On Saturday, Politico profiled a handful of longtime conservatives who have criticized President Donald Trump — and the general consensus was that they feared hostility at this year’s annual Conservative Political Action Conference.
One such figure was former Rep. Joe Walsh (R-IL), a Tea Party darling who has since attacked Trump for undermining the rule of law, and briefly mounted a presidential primary challenge. He attended CPAC as a guest of comedian Trevor Noah, and attendees who saw him seemed conflicted. “Torn between catching up with an old colleague and being singled out by observers as talking to a Trump foe, they split the difference — and instead kept asking him how his wife was doing,” wrote Tina Nguyen.
“It was really fascinating,” said Walsh’s political manager Lucy Caldwell. “I think it shows that we’re all human and that we want to have human connection, so you want to reach out to someone you were once close to.

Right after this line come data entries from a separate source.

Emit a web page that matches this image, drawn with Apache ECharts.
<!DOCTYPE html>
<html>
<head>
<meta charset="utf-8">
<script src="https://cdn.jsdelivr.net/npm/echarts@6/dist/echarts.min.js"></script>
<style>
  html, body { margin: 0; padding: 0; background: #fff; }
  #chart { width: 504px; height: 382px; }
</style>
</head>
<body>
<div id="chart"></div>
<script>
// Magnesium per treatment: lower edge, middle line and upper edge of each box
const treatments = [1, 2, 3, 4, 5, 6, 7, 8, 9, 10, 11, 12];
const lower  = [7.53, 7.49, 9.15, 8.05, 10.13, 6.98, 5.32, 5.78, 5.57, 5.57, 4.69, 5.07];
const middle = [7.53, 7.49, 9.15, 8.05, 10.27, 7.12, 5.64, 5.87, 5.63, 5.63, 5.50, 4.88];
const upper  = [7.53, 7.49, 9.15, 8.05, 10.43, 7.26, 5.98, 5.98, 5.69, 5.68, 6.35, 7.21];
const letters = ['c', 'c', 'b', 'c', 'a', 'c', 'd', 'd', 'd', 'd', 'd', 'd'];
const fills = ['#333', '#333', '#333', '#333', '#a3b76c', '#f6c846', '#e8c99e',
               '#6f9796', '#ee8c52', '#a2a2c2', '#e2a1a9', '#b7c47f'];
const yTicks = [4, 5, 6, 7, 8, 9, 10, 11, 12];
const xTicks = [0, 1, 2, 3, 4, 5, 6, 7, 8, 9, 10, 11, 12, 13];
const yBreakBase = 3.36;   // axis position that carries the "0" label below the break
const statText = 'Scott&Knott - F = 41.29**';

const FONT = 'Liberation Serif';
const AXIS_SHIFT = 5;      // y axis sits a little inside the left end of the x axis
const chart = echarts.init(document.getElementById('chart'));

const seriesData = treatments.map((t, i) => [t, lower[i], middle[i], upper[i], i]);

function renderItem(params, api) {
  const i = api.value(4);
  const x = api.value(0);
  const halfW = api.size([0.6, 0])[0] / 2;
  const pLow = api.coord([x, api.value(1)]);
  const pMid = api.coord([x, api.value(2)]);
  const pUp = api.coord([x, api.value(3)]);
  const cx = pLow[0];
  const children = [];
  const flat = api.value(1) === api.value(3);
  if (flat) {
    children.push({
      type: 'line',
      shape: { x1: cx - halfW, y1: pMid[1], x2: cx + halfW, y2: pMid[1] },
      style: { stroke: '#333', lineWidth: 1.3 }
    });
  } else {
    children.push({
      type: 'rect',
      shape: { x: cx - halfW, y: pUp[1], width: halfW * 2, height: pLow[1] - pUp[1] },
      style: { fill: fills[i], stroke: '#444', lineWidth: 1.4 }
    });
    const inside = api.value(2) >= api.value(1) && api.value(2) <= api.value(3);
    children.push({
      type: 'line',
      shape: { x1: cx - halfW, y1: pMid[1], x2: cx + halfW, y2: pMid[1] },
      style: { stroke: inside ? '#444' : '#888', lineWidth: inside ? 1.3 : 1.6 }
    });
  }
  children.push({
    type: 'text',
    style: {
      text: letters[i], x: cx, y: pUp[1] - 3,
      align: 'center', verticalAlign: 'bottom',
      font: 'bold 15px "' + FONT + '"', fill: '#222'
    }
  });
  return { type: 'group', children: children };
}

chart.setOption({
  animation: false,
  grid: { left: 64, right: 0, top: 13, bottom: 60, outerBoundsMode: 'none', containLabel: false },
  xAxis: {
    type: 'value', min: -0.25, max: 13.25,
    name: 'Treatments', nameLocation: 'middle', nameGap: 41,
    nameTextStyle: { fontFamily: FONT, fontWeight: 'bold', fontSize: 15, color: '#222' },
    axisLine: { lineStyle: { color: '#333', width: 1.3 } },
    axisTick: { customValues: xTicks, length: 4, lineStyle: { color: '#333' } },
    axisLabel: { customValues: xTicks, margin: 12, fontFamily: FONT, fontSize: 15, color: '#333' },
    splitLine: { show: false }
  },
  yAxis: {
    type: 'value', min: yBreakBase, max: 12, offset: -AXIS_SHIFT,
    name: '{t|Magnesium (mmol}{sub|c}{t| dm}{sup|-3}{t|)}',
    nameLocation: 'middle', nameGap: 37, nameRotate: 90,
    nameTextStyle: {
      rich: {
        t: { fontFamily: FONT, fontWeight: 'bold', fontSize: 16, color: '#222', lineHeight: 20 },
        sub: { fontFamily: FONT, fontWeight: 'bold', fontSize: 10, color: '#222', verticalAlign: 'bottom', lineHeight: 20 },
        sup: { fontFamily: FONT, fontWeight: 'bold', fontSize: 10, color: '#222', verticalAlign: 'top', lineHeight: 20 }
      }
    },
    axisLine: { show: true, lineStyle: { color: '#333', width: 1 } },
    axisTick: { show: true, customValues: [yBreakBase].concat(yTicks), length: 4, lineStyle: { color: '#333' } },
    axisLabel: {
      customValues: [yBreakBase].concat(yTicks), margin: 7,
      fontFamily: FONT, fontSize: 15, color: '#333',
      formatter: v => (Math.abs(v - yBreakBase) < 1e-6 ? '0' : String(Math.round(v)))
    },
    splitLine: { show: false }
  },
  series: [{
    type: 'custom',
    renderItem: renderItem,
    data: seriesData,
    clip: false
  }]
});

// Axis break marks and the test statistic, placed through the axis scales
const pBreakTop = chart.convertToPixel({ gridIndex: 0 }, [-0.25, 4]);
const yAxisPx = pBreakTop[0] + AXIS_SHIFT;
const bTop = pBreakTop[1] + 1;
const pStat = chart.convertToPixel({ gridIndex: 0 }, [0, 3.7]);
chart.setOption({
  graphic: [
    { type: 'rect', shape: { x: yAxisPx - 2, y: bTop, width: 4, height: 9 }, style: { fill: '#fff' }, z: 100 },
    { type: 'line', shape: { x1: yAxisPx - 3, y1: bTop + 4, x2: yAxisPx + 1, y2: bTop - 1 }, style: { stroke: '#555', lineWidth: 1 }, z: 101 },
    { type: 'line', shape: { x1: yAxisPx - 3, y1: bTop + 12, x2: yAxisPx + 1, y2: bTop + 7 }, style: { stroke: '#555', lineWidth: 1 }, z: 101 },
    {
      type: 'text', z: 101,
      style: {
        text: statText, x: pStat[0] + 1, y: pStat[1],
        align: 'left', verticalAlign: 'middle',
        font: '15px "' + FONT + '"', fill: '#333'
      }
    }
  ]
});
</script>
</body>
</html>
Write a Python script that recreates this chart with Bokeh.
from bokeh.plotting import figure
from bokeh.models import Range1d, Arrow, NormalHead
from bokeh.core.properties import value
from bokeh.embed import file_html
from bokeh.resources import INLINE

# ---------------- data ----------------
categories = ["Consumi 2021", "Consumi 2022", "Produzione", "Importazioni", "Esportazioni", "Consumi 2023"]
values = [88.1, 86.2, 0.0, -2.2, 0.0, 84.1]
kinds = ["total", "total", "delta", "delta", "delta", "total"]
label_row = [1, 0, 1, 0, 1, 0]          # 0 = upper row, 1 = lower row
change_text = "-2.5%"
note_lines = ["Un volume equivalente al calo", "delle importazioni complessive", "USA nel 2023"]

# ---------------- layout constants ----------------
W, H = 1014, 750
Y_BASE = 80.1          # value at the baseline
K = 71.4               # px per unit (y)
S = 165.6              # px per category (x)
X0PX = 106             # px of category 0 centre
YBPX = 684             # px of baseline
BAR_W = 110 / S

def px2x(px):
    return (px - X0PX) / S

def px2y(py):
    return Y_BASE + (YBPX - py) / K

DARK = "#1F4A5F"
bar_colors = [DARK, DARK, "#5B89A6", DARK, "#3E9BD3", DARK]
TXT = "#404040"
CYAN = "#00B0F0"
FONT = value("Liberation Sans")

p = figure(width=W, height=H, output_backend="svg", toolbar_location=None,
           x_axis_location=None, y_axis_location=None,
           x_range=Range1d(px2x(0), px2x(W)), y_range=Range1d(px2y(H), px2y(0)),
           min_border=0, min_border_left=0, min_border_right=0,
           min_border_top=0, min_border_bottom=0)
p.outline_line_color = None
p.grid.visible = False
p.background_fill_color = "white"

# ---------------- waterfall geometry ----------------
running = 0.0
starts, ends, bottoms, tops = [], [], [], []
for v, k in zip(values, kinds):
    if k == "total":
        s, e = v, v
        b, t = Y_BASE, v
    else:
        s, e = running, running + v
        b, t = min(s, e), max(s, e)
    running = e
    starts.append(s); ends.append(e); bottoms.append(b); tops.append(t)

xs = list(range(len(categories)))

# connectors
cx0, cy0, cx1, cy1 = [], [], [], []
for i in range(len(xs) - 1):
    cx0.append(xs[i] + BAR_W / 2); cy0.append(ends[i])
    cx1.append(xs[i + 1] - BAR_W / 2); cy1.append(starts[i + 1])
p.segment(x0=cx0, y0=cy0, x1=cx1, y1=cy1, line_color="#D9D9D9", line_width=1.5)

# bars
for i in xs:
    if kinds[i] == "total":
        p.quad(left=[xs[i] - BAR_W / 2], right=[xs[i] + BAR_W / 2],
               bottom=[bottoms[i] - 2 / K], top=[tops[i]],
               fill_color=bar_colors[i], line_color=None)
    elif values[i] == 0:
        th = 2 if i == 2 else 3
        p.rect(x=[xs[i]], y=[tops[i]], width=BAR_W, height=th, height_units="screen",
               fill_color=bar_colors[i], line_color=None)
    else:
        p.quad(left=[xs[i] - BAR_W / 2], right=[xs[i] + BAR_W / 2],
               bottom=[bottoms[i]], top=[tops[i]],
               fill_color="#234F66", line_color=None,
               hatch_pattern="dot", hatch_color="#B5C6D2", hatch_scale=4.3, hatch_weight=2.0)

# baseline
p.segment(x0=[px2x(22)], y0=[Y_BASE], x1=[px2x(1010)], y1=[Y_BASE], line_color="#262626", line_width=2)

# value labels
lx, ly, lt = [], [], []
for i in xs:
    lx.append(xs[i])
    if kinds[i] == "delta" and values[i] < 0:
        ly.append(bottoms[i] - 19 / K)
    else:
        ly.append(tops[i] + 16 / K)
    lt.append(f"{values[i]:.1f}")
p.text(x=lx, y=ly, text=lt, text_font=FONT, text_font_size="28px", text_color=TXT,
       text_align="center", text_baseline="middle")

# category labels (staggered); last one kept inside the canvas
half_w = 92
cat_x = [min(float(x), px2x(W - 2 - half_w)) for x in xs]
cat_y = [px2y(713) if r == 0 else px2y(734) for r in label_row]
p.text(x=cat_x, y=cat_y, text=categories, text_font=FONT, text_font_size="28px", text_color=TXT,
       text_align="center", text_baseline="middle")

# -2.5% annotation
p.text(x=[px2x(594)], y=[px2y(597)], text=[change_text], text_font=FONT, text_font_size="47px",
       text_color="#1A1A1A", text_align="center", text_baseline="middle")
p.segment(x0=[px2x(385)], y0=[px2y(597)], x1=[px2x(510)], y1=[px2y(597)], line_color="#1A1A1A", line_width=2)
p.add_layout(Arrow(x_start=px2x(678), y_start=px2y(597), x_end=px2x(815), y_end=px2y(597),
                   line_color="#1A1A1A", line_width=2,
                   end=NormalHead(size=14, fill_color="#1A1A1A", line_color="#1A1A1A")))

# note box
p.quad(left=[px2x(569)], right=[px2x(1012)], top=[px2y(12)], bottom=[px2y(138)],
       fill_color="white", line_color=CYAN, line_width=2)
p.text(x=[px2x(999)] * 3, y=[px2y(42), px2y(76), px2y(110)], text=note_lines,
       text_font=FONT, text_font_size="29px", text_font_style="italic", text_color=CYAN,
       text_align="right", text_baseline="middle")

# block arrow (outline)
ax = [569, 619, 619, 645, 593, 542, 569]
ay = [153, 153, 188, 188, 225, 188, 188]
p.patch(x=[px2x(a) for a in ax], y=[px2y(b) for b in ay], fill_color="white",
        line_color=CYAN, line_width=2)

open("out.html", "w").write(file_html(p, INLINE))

But it’s also everything that’s wrong with the enablers of Trump.”
Another Trump-skeptic conservative, former GOP communications director Tara Setmayer, was too afraid to attend at all. “The environment that’s been created now is so hostile to anyone that has a different view. And particularly those of us who have taken principled stands against Donald Trump as conservatives … I don’t think I would feel safe going to speak, or even walking through CPAC given my position against stuff.”
Such a sentiment has even been expressed by CPAC’s organizer, GOP mega-lobbyist Matt Schlapp, who remarked that he couldn’t guarantee the safety of Sen. Mitt Romney (R-UT) at the conference after his vote to convict the president of abuse of power in the impeachment trial. Schlapp later walked back this statement.